Though, in many cases, I suspect solutions don’t even have to be that grandiose. Work in a busy office and need to keep tabs on people for approvals etc but not sure where everyone is? Why not just set up twitter accounts (and hook them into Firefox and your mobile devices):

  • Nick is on lunch 12pm-1pm
  • Mike is in a meeting 10am-2pm @ TBS
  • Etienne is in his office, drop in if needed
  • David is busy with a firm 3pm deadline for PCO
  • Liz is working on end of fiscal, please have everything in by 2pm today
Or take the ongoing issues with the speed and physical capacity of government email servers. A widespread reluctance to delete email has lead departments to institute automatic email archiving policies and/or practices. Archiving has become increasingly frequent because email servers just can’t keep up, yet employees refuse to self-regulate while complaining about how slow the email servers are. How many of your daily email exchanges are purely perfunctory?

  • Thanks for sending me the document.
  • Got it.
  • See you then.
  • No problem.
  • Okay thanks.
  • Oops, I forgot to send the attachment.
  • What’s the number?
  • Drop in to discuss.

Over half of my daily email could be replaced with simple Instant Messenger (IM). So why not deploy an existing IM with file transfer capabilities (eg. MSN Messenger) to take the weight off of our email servers? Just think about all of the email space you could free up with an IM service, not to mention avoiding the duplication involved in managing documents via email:

  • The message in your email folder (when you received it),
  • The attachment in your temporary files folder (for when you need to download it)
  • The attachment in your download folder (when you downloaded it)
  • The file on your desktop (when you worked on it and saved it)
  • The file on your shared drive (if you aren’t around and someone needs it)
  • The file back in your temporary files folder (for the email attachment)
  • The new message in your sent box (when you send your revisions back)

Unfortunately for some reason, IM programs are widely seen as a bane of productivity, right up there with social networking and streaming video sites, when in all honesty smoke and coffee breaks probably take up way more time. I understand that an increasingly mobile and knowledge based workforce makes it challenging to provide secure, reliable and remote access. I know that access to corporate networks and to information management tools that meet the expanding needs of an organization is difficult.
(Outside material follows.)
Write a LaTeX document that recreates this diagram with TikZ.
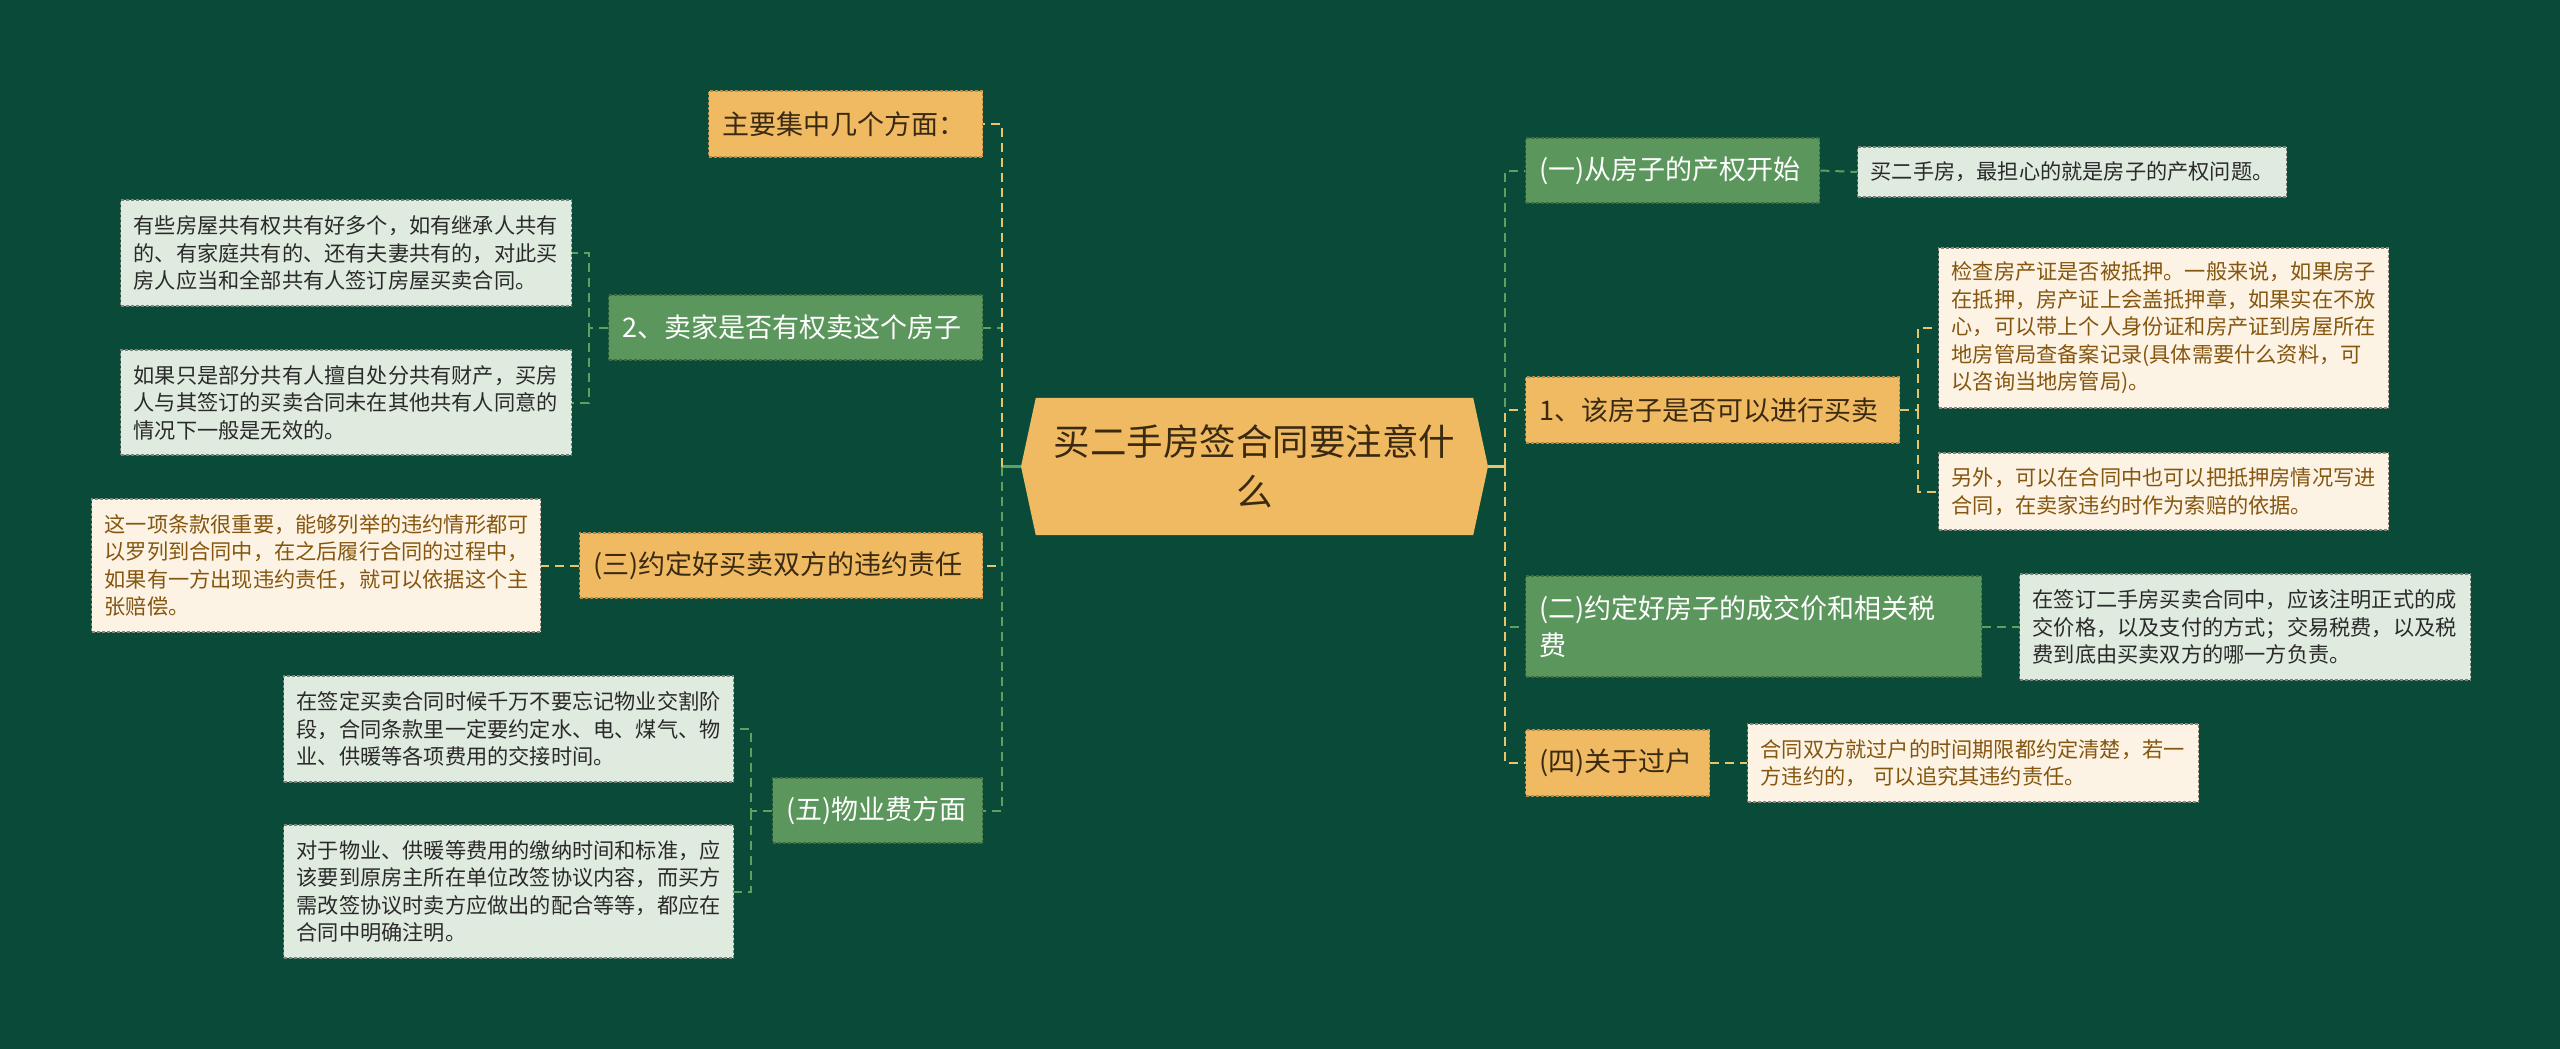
\documentclass[tikz,border=0pt]{standalone}
\usepackage{fontspec}
\setmainfont{Noto Sans CJK SC}
\usetikzlibrary{backgrounds}
\definecolor{bgcol}{HTML}{0A4A39}
\definecolor{orcol}{HTML}{F0BA62}
\definecolor{grcol}{HTML}{5B975C}
\definecolor{ltcol}{HTML}{E0EBE0}
\definecolor{crcol}{HTML}{FDF3E4}
\definecolor{crtext}{HTML}{85560F}
\definecolor{ortext}{HTML}{3A2A12}
\definecolor{lttext}{HTML}{2A2A2A}
\definecolor{ylline}{HTML}{E9C46A}
\definecolor{grline}{HTML}{5E9F62}
\tikzset{
  base/.style={anchor=west, align=left, inner ysep=0pt, inner xsep=14pt, line width=1.3pt, dash pattern=on 3pt off 2pt},
  mainor/.style={base, fill=orcol, draw=orcol!75!black, text=ortext, font=\fontsize{27}{36.7}\selectfont, minimum height=66pt},
  maingr/.style={base, fill=grcol, draw=grcol!70!black, text=white, font=\fontsize{27}{36.7}\selectfont, minimum height=66pt},
  leaflt/.style={base, inner xsep=13pt, fill=ltcol, draw=ltcol!55!black, text=lttext, font=\fontsize{21.2}{27.5}\selectfont},
  leafcr/.style={base, inner xsep=13pt, fill=crcol, draw=crcol!55!black, text=crtext, font=\fontsize{21.2}{27.5}\selectfont},
  yl/.style={draw=ylline, line width=2pt, dash pattern=on 9pt off 6pt},
  gl/.style={draw=grline, line width=2pt, dash pattern=on 9pt off 6pt},
}
\begin{document}
\begin{tikzpicture}[x=1pt,y=-1pt]
\useasboundingbox (0,0) rectangle (2560,1049);
% center
\node[text=ortext, font=\fontsize{36.5}{50}\selectfont, align=center, minimum width=437pt, minimum height=137pt, inner sep=0pt] (c) at (1254.5,466.5) {买二手房签合同要注意什\\么};
\coordinate (cl) at (1021,466.5);
\coordinate (cr) at (1488,466.5);
\coordinate (lt) at (1002,466.5);
\coordinate (rt) at (1505,466.5);
\begin{scope}[on background layer]
\fill[bgcol] (0,0) rectangle (2560,1049);
\fill[orcol] (c.north west) -- (c.north east) -- (cr) -- (c.south east) -- (c.south west) -- (cl) -- cycle;
\end{scope}

% right level-1
\node[maingr, text width=266pt, minimum height=65pt] (r1) at (1525,170.5) {(一)从房子的产权开始};
\node[mainor, text width=346pt] (r2) at (1525,410) {1、该房子是否可以进行买卖};
\node[maingr, text width=428pt, minimum height=101pt] (r3) at (1525,626.5) {(二)约定好房子的成交价和相关税\\费};
\node[mainor, text width=156pt] (r4) at (1525,763) {(四)关于过户};

% right leaves
\node[leaflt, text width=403pt, minimum height=50pt] (r1a) at (1857,172) {买二手房，最担心的就是房子的产权问题。};
\node[leafcr, text width=424pt, minimum height=160pt] (r2a) at (1938,328) {检查房产证是否被抵押。一般来说，如果房子\\在抵押，房产证上会盖抵押章，如果实在不放\\心，可以带上个人身份证和房产证到房屋所在\\地房管局查备案记录(具体需要什么资料，可\\以咨询当地房管局)。};
\node[leafcr, text width=424pt, minimum height=77pt] (r2b) at (1938,491.5) {另外，可以在合同中也可以把抵押房情况写进\\合同，在卖家违约时作为索赔的依据。};
\node[leaflt, text width=425pt, minimum height=106pt] (r3a) at (2019,627) {在签订二手房买卖合同中，应该注明正式的成\\交价格，以及支付的方式；交易税费，以及税\\费到底由买卖双方的哪一方负责。};
\node[leafcr, text width=425pt, minimum height=78pt] (r4a) at (1747,763) {合同双方就过户的时间期限都约定清楚，若一\\方违约的，\ 可以追究其违约责任。};

% left level-1
\node[mainor, text width=246pt] (l1) at (708,124) {主要集中几个方面：};
\node[maingr, text width=346pt, minimum height=65pt] (l2) at (608,327.5) {2、卖家是否有权卖这个房子};
\node[mainor, text width=375pt, minimum height=65pt] (l3) at (579,565.5) {(三)约定好买卖双方的违约责任};
\node[maingr, text width=182pt, minimum height=65pt] (l4) at (772,810.5) {(五)物业费方面};

% left leaves
\node[leaflt, text width=425pt, minimum height=106pt] (l2a) at (120,253) {有些房屋共有权共有好多个，如有继承人共有\\的、有家庭共有的、还有夫妻共有的，对此买\\房人应当和全部共有人签订房屋买卖合同。};
\node[leaflt, text width=425pt, minimum height=105pt] (l2b) at (120,402.5) {如果只是部分共有人擅自处分共有财产，买房\\人与其签订的买卖合同未在其他共有人同意的\\情况下一般是无效的。};
\node[leafcr, text width=423pt, minimum height=133pt] (l3a) at (91,565.5) {这一项条款很重要，能够列举的违约情形都可\\以罗列到合同中，在之后履行合同的过程中，\\如果有一方出现违约责任，就可以依据这个主\\张赔偿。};
\node[leaflt, text width=424pt, minimum height=106pt] (l4a) at (283,729) {在签定买卖合同时候千万不要忘记物业交割阶\\段，合同条款里一定要约定水、电、煤气、物\\业、供暖等各项费用的交接时间。};
\node[leaflt, text width=424pt, minimum height=133pt] (l4b) at (283,891.5) {对于物业、供暖等费用的缴纳时间和标准，应\\该要到原房主所在单位改签协议内容，而买方\\需改签协议时卖方应做出的配合等等，都应在\\合同中明确注明。};

% center stubs
\draw[ylline, line width=2.5pt] (cr) -- (rt);
\draw[grline, line width=2.5pt] (cl) -- (lt);

% right trunk connectors
\draw[gl] (rt) |- (r1.west);
\draw[gl] (rt) |- (r3.west);
\draw[yl] (rt) |- (r2.west);
\draw[yl] (rt) |- (r4.west);

% left trunk connectors
\draw[gl] (lt) |- (l2.east);
\draw[yl] (lt) |- (l1.east);
\draw[yl] (lt) |- (l3.east);
\draw[gl] (lt) |- (l4.east);

% leaf connectors right
\draw[gl] (r1.east) -- (r1a.west);
\coordinate (r2j) at (1918,410);
\draw[yl] (r2.east) -- (r2j) |- (r2a.west);
\draw[yl] (r2j) |- (r2b.west);
\draw[gl] (r3.east) -- (r3a.west |- r3.east);
\draw[yl] (r4.east) -- (r4a.west);

% leaf connectors left
\coordinate (l2j) at (589,327.5);
\draw[gl] (l2.west) -- (l2j) |- (l2a.east);
\draw[gl] (l2j) |- (l2b.east);
\draw[yl] (l3.west) -- (l3a.east);
\coordinate (l4j) at (751,810.5);
\draw[gl] (l4.west) -- (l4j) |- (l4a.east);
\draw[gl] (l4j) |- (l4b.east);
\end{tikzpicture}
\end{document}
The kicker is that everyone else knows it too, talking about the need to move and moving are two very different things. Too much of the former drives new Gen Y hires away from Public Service, following through on the latter is what will keep them engaged in it.


1 comment:

  1. Well done. Great analysis with a few good solutions. The true problem is the paradigm that creates such an infrastructure disaster in the first place. As long as it continues, the PS will continue to be the equivalent of a second world country to the rest of reality outside our workplaces.